Task directions ::
Only the lines from the line containing "Reproduce this chart with matplotlib." to the line containing "xlabel = 'Time, s'", with both of those lines, are to be repeated exactly. Leave the images out.

__________

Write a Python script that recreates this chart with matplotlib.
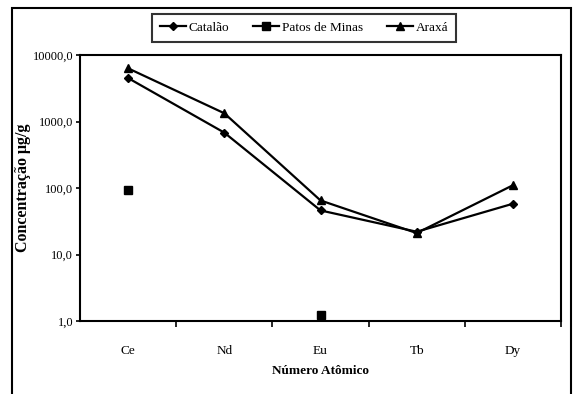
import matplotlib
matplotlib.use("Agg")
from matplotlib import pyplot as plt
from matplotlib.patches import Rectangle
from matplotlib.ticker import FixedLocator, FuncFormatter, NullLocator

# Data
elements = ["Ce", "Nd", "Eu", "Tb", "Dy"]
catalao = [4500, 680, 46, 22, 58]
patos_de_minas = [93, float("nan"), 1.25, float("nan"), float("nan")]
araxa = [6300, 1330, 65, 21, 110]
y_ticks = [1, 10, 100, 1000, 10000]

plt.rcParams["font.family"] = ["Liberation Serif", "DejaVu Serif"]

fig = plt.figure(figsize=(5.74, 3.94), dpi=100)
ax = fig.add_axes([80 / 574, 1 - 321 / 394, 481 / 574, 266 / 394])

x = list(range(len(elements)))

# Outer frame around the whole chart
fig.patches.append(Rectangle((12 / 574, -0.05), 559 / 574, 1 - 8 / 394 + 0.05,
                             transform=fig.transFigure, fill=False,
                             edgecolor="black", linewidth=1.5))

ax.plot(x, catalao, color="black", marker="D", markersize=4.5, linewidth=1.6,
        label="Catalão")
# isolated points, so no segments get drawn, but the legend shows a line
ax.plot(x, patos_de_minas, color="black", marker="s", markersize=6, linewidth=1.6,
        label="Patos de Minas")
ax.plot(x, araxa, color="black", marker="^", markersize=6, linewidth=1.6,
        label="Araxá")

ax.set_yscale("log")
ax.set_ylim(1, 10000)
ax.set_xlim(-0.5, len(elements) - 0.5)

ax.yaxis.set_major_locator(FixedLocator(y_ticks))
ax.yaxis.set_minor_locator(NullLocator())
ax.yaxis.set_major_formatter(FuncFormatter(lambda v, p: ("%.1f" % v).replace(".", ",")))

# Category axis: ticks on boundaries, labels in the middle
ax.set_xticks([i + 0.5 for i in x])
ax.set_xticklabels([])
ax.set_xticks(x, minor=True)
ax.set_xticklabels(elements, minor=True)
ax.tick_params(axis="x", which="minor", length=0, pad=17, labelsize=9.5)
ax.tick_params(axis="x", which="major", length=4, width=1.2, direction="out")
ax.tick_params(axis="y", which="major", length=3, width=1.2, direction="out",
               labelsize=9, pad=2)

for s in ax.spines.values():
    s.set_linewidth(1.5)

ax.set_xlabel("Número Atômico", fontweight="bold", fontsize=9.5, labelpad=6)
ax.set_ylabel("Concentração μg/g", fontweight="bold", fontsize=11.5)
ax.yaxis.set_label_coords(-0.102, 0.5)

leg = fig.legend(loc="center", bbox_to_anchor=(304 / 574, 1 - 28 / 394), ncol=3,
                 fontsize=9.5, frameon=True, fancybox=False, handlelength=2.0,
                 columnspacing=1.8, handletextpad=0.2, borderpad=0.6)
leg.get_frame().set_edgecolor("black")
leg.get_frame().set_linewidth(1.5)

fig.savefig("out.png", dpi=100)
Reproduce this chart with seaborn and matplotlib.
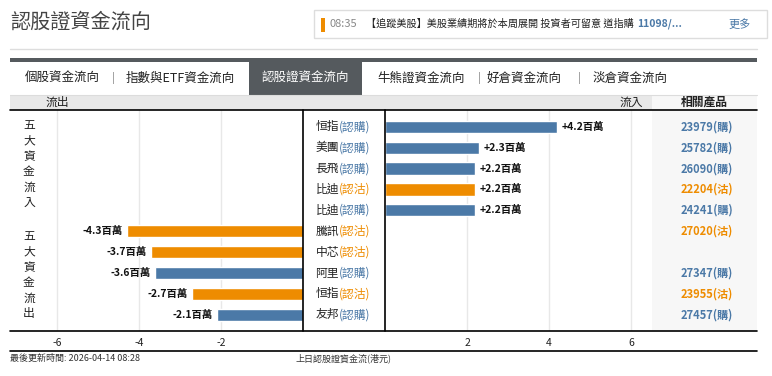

__________

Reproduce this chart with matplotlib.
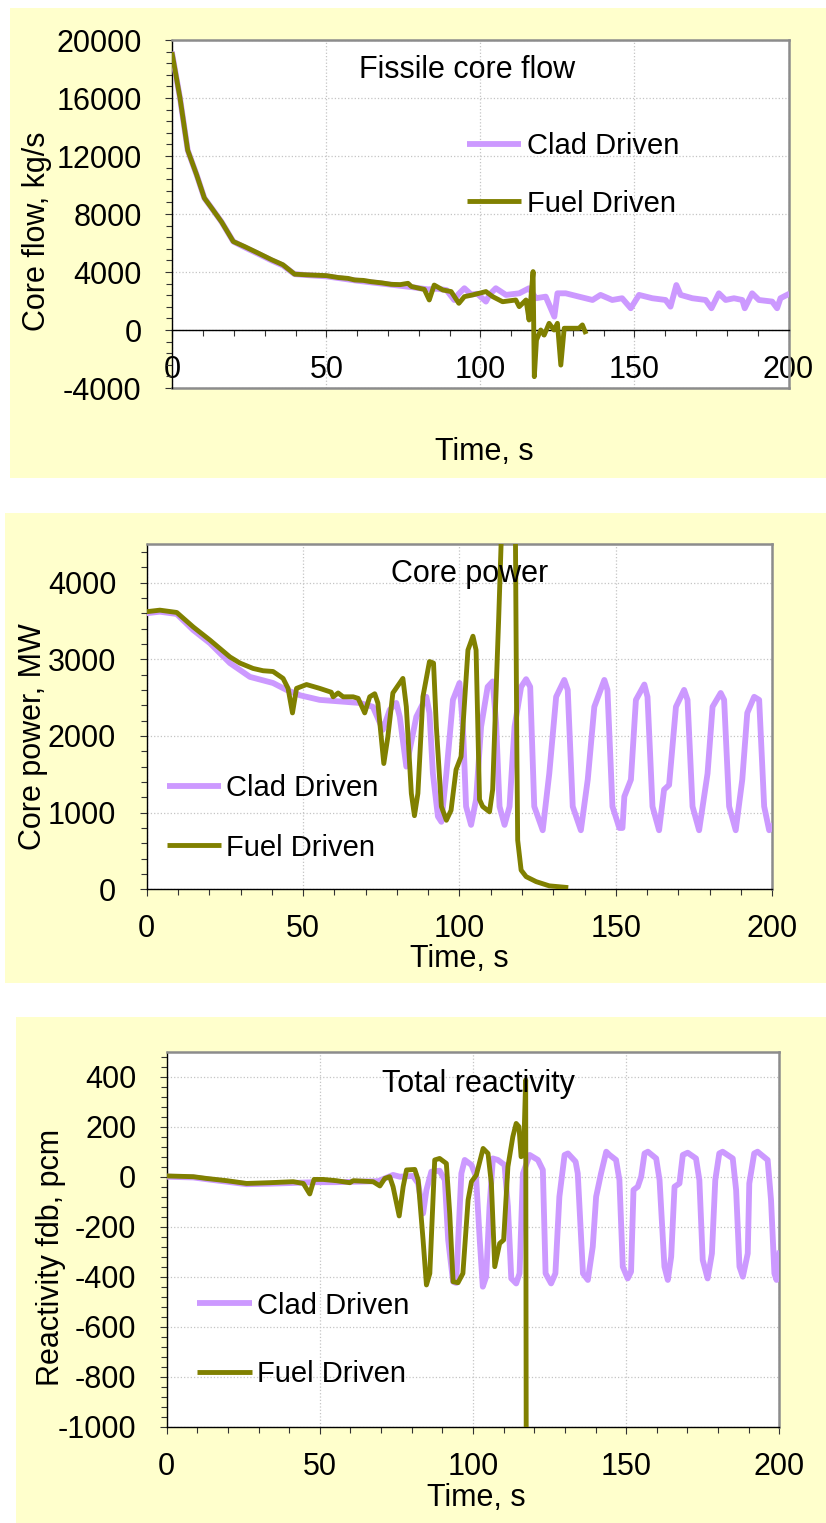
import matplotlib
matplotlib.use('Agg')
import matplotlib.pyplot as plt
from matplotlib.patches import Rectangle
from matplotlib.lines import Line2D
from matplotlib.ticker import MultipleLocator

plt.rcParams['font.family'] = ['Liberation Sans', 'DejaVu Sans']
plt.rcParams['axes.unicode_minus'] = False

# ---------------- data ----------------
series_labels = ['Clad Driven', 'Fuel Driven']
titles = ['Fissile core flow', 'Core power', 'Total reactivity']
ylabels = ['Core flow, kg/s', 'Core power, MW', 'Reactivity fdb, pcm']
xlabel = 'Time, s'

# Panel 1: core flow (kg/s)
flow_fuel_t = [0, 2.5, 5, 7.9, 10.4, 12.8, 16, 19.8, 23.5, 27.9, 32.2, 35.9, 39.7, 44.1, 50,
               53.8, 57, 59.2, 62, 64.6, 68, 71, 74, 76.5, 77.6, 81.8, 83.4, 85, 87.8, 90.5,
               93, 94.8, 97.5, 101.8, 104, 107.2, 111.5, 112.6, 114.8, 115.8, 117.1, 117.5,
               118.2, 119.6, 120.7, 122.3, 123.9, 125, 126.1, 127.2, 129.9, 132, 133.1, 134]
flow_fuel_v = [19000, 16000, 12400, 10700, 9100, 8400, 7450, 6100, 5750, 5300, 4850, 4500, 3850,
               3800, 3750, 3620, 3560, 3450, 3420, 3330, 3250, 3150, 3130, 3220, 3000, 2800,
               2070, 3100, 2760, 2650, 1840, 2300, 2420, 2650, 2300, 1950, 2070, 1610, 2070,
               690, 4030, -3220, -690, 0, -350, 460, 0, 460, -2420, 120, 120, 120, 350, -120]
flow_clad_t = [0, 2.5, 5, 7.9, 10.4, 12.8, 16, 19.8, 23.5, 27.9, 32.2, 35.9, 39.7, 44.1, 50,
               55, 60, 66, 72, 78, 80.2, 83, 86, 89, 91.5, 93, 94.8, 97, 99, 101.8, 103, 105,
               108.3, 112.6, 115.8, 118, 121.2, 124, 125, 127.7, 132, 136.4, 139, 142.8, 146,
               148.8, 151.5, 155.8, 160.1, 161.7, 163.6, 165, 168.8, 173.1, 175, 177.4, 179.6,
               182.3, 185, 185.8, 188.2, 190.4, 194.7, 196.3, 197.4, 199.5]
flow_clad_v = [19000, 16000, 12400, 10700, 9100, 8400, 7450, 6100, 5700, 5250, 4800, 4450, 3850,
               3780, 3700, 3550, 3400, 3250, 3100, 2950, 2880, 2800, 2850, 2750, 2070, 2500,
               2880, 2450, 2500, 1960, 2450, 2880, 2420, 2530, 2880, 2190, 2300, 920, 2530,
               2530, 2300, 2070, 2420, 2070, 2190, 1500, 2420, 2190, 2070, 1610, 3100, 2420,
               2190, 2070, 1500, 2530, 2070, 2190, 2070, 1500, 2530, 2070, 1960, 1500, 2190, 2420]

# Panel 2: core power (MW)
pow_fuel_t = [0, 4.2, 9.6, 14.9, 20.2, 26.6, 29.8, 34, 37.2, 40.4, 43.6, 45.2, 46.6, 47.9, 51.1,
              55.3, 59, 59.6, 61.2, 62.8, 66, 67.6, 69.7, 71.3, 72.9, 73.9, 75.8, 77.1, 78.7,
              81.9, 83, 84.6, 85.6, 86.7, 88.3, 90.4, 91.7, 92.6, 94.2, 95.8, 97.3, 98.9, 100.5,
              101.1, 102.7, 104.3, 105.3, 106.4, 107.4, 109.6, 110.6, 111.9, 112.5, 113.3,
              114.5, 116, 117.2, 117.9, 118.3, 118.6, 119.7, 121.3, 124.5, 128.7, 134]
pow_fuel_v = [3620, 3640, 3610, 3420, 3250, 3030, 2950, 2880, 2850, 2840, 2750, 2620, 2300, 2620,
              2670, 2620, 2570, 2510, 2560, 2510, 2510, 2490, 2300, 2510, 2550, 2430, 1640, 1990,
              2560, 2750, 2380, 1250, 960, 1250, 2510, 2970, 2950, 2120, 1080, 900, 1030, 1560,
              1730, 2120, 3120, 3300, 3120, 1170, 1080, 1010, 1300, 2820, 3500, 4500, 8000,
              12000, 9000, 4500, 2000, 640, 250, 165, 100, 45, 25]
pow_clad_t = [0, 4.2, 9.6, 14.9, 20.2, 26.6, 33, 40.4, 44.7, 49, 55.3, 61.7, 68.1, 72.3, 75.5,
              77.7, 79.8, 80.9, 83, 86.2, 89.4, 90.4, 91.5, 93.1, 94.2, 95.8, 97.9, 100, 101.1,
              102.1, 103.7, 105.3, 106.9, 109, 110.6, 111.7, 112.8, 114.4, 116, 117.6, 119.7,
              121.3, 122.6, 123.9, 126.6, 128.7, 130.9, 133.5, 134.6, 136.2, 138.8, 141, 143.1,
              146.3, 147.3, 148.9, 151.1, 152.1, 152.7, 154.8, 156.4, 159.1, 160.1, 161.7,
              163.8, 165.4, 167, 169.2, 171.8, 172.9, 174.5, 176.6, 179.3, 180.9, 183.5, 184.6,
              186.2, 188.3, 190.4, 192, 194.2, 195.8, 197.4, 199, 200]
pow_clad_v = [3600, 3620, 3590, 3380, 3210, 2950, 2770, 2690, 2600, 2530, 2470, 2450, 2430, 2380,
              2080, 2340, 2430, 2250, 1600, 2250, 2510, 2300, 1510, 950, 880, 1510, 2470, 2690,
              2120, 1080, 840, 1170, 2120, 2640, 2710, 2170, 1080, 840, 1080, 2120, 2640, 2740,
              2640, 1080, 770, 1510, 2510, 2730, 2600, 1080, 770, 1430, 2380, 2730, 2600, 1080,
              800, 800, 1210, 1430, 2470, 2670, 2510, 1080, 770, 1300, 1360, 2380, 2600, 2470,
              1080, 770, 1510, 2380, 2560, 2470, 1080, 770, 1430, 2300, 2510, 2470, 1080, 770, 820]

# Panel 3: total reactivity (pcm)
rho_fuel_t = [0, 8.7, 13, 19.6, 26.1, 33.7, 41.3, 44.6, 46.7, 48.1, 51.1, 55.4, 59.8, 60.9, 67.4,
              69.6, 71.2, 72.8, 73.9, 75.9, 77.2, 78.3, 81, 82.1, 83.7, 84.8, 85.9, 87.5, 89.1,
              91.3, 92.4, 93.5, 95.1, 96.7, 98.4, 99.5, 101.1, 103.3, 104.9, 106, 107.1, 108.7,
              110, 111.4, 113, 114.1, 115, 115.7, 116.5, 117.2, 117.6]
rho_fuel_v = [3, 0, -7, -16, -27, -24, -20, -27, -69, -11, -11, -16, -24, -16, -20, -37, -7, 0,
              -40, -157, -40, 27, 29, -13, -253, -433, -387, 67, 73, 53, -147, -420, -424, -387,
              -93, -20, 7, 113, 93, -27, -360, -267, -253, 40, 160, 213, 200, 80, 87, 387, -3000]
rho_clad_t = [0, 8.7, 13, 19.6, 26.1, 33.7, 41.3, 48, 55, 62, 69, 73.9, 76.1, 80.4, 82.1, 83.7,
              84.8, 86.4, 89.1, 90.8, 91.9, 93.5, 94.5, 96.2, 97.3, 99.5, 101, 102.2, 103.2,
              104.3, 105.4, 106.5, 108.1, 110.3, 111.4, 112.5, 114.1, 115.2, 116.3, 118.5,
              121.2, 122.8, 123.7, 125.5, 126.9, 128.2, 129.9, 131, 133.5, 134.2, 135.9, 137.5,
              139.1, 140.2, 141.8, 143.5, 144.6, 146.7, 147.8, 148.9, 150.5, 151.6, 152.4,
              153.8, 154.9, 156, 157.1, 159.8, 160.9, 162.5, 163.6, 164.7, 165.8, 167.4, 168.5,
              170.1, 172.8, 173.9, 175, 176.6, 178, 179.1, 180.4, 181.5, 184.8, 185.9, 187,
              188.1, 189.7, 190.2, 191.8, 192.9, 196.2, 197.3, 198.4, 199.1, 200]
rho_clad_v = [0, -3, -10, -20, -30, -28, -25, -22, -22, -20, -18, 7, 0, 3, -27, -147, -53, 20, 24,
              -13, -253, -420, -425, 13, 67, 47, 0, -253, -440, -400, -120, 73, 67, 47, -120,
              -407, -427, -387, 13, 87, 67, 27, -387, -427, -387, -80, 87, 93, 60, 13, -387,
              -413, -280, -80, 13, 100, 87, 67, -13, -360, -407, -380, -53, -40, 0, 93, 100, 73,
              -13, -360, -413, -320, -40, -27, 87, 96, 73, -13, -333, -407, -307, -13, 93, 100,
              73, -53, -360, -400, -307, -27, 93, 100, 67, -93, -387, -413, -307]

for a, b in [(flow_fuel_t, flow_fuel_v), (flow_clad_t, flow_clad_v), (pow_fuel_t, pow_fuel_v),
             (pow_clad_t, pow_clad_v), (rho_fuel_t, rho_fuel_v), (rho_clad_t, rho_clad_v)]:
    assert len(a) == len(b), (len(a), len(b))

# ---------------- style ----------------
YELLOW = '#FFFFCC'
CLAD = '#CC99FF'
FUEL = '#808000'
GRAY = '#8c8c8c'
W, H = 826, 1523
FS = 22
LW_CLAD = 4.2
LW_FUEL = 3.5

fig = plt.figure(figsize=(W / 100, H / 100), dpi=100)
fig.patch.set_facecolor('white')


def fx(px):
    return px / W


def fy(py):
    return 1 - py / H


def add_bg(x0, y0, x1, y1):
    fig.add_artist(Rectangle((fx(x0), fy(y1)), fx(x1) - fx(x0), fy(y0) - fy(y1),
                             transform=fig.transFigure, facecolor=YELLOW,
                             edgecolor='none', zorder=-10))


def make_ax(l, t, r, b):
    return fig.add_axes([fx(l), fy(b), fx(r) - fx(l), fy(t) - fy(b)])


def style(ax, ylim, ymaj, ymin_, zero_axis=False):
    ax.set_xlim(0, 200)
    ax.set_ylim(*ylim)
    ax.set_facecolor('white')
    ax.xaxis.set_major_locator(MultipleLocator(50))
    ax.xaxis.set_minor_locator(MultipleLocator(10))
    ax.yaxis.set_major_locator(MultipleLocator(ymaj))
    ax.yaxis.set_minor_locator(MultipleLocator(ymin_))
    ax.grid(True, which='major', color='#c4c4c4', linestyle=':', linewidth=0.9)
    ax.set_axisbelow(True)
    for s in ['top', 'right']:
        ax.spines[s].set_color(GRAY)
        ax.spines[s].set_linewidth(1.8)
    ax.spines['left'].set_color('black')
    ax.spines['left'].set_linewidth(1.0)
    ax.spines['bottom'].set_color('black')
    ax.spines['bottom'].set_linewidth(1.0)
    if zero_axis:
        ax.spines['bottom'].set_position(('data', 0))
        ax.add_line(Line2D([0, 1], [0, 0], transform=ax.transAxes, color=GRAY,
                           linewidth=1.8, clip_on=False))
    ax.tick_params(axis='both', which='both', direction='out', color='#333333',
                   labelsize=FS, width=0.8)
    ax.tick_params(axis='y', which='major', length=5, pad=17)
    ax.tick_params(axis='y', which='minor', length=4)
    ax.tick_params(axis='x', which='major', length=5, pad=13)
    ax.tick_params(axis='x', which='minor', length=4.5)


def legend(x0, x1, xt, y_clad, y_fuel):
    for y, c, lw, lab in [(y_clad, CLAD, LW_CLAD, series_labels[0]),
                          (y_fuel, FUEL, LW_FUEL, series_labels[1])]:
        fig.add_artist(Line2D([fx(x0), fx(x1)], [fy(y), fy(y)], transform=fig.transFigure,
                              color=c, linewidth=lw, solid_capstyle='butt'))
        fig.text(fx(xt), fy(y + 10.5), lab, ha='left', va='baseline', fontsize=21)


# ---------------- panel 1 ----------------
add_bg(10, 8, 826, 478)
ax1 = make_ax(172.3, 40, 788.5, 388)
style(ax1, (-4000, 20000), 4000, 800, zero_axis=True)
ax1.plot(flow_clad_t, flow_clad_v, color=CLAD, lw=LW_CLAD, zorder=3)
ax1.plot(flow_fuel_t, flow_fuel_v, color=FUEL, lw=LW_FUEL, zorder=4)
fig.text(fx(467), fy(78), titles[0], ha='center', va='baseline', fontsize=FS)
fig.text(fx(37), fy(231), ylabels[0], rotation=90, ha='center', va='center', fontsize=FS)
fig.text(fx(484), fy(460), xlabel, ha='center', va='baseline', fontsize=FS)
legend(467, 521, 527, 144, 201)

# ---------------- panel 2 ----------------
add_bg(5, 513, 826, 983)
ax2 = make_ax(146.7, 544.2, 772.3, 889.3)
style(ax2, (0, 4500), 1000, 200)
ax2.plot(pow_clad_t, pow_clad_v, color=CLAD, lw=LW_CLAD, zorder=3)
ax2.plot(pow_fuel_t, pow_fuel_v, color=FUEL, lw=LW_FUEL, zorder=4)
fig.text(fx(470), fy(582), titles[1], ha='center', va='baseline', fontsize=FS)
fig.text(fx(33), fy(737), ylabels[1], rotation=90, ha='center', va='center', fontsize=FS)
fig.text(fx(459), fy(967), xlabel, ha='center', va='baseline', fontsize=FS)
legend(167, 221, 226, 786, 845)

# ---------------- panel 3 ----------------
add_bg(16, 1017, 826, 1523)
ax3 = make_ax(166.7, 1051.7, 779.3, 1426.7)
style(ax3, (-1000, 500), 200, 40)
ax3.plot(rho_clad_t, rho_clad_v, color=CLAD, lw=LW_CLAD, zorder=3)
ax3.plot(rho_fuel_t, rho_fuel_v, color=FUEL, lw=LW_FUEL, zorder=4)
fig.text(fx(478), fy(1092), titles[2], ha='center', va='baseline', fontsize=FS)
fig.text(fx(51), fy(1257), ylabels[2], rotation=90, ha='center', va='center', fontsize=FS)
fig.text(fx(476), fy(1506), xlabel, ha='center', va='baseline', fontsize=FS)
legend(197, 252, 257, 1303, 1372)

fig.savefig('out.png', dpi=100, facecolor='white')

__________

Result for this task ::
Reproduce this chart with matplotlib.
import matplotlib
matplotlib.use('Agg')
import matplotlib.pyplot as plt
from matplotlib.patches import Rectangle
from matplotlib.lines import Line2D
from matplotlib.ticker import MultipleLocator

plt.rcParams['font.family'] = ['Liberation Sans', 'DejaVu Sans']
plt.rcParams['axes.unicode_minus'] = False

# ---------------- data ----------------
series_labels = ['Clad Driven', 'Fuel Driven']
titles = ['Fissile core flow', 'Core power', 'Total reactivity']
ylabels = ['Core flow, kg/s', 'Core power, MW', 'Reactivity fdb, pcm']
xlabel = 'Time, s'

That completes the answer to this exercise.